Budaya Diplomasi dan Manajemen Kekuatan Besar dalam ASEAN

Berangkat dari pemahaman konseptual masyarakat internasional regional, ASEAN (Association of Southeast Asian Nations) berhasil mempertahankan eksistensinya dengan menciptakan dan melestarikan institusi-institusi fundamentalnya. Dalam menghadapi tatanan kawasan yang sedang diperebutkan saat ini, budaya diplomasi dan manajemen kekuatan besar menjadi faktor yang sangat relevan. Budaya diplomatik menjadi inti dari kemampuan ASEAN dalam menangani isu-isu kritis yang dihadapinya. Budaya diplomatik didefinisikan sebagai “kekayaan gagasan dan nilai-nilai yang dimiliki oleh perwakilan resmi negara”. Gagasan dan nilai ini menjadi pedoman praktis, terdiri dari prinsip-prinsip umum tertentu dari prosedur, untuk interaksi antar anggota masyarakat negara. Namun, standar keunggulan ditentukan berdasarkan tradisi interpretasi yang berbeda.

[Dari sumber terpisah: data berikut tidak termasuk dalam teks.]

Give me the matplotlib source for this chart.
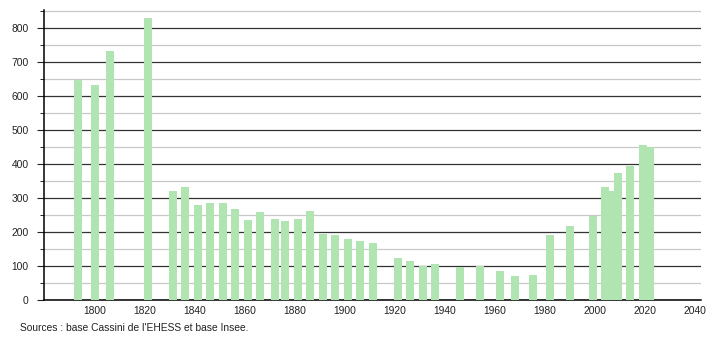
import matplotlib
matplotlib.use("Agg")
import matplotlib.pyplot as plt
from matplotlib.ticker import MultipleLocator

plt.rcParams['font.family'] = ['Liberation Sans', 'DejaVu Sans']

years = [1793, 1800, 1806, 1821, 1831, 1836, 1841, 1846, 1851, 1856,
         1861, 1866, 1872, 1876, 1881, 1886, 1891, 1896, 1901, 1906,
         1911, 1921, 1926, 1931, 1936, 1946, 1954, 1962, 1968, 1975,
         1982, 1990, 1999, 2004, 2006, 2009, 2014, 2019, 2022]
population = [648, 633, 733, 829, 321, 332, 280, 284, 285, 268,
              236, 260, 238, 233, 237, 262, 195, 192, 179, 175,
              169, 125, 116, 101, 106, 98, 100, 85, 71, 75,
              191, 218, 248, 332, 322, 374, 395, 455, 449]
x_ticks = list(range(1800, 2041, 20))
y_ticks = list(range(0, 801, 100))
source = "Sources : base Cassini de l'EHESS et base Insee."

fig = plt.figure(figsize=(7.1, 3.4), dpi=100)
ax = fig.add_axes([44 / 710, 40 / 340, 657 / 710, 290 / 340])

ax.bar(years, population, width=3.2, color='#b0e4b0', zorder=3)

ax.set_xlim(1779.6, 2042.4)
ax.set_ylim(0, 853)
ax.set_xticks(x_ticks)
ax.set_yticks(y_ticks)
ax.yaxis.set_minor_locator(MultipleLocator(50))
ax.grid(axis='y', which='major', color='#333333', linewidth=0.9, zorder=1)
ax.grid(axis='y', which='minor', color='#c8c8c8', linewidth=0.9, zorder=1)

for side in ['top', 'right']:
    ax.spines[side].set_visible(False)
ax.spines['left'].set_linewidth(1.1)
ax.spines['bottom'].set_linewidth(1.1)

ax.tick_params(axis='x', length=0, pad=4, labelsize=7.4, colors='#222222')
ax.tick_params(axis='y', which='major', length=5, pad=6, labelsize=7.4, colors='#222222')
ax.tick_params(axis='y', which='minor', length=3)

fig.text(20 / 710, 1 - 328 / 340, source, fontsize=7.4, color='#222222', va='center')

fig.savefig('out.png', dpi=100)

Dalam konteks ASEAN, aktivitas kolektifnya didasarkan pada norma-norma khusus yang diadopsi dari warisan budaya dan politik yang beragam di kawasan tersebut. Kedua dimensi budaya, yaitu “budaya” sebagai fokus identitas dan persatuan, serta “budaya” sebagai perlengkapan operasional, menjadi penting. Oleh karena itu, dalam kasus ASEAN, elemen dominan dari faktor budaya bergantung pada persepsi para pemimpin Asosiasi tentang tujuan bersama yang mereka kehendaki sebagai sebuah komunitas.

Dalam praktik diplomasi yang lebih luas, hubungan antarnegara, baik konflik maupun kerja sama, melibatkan aspek ekspresi budaya nasional. Budaya diplomasi khusus ini ditemukan dalam bagaimana negara-negara kawasan mengembangkan sistem manajemen krisis, termasuk manajemen kekuatan besar. Konsep manajemen kekuatan besar dalam hubungan internasional mencakup beberapa perspektif teoretis, seperti tata kelola global dan regional. Manajemen kekuatan besar ini penting tidak hanya dalam menjalankan peran internasional negara-negara kuat, tetapi juga untuk melegitimasi peran mereka dengan mengambil tanggung jawab internasional, terutama dalam menjaga tatanan yang ada. Dalam konteks ASEAN, penting untuk menghargai konsep dan praktik peran organisasi regional, karena organisasi regional ini mendorong perubahan dalam institusi yang mendasari masyarakat internasional.

Sejak berdiri pada tahun 1967, ASEAN telah memungkinkan manajemen kekuatan besar dalam hubungan regional dengan mengembangkan lingkungan geostrategis yang relatif stabil dan damai, sehingga tidak ada perang besar yang pernah terjadi. Dengan demikian, pembangunan infrastruktur normatif ASEAN telah mengembangkan tatanan berbasis norma di Asia Tenggara. Namun, terdapat perbedaan pendapat tentang peran dan posisi ASEAN dalam konteks regional. Beberapa pandangan realis meremehkan manfaat pengaturan keamanan dan multilateralisme yang dianut oleh ASEAN, sementara pandangan liberalis lebih optimis dan mengasosiasikan capaian institusional ASEAN dengan ekspansi skema integrasi ekonomi global. Pendekatan konstruktivis menyoroti pentingnya proyek komunitas keamanan yang berkembang untuk menjaga perdamaian dan stabilitas di Asia Tenggara. Namun, terdapat juga argumen-argumen konstruktivis yang perlu diperhatikan, yang terlalu fokus pada penetapan norma dan kepatuhan negara-negara Asia Tenggara terhadap lembaga-lembaga negara.

Secara keseluruhan, ASEAN sebagai organisasi regional telah berperan penting dalam menciptakan lingkungan yang relatif stabil dan damai di Asia Tenggara melalui pengembangan norma-norma dan kerjasama regional. Budaya diplomasi dan manajemen kekuatan besar menjadi faktor utama yang memengaruhi dinamika politik dan sosial dalam konteks regional ASEAN.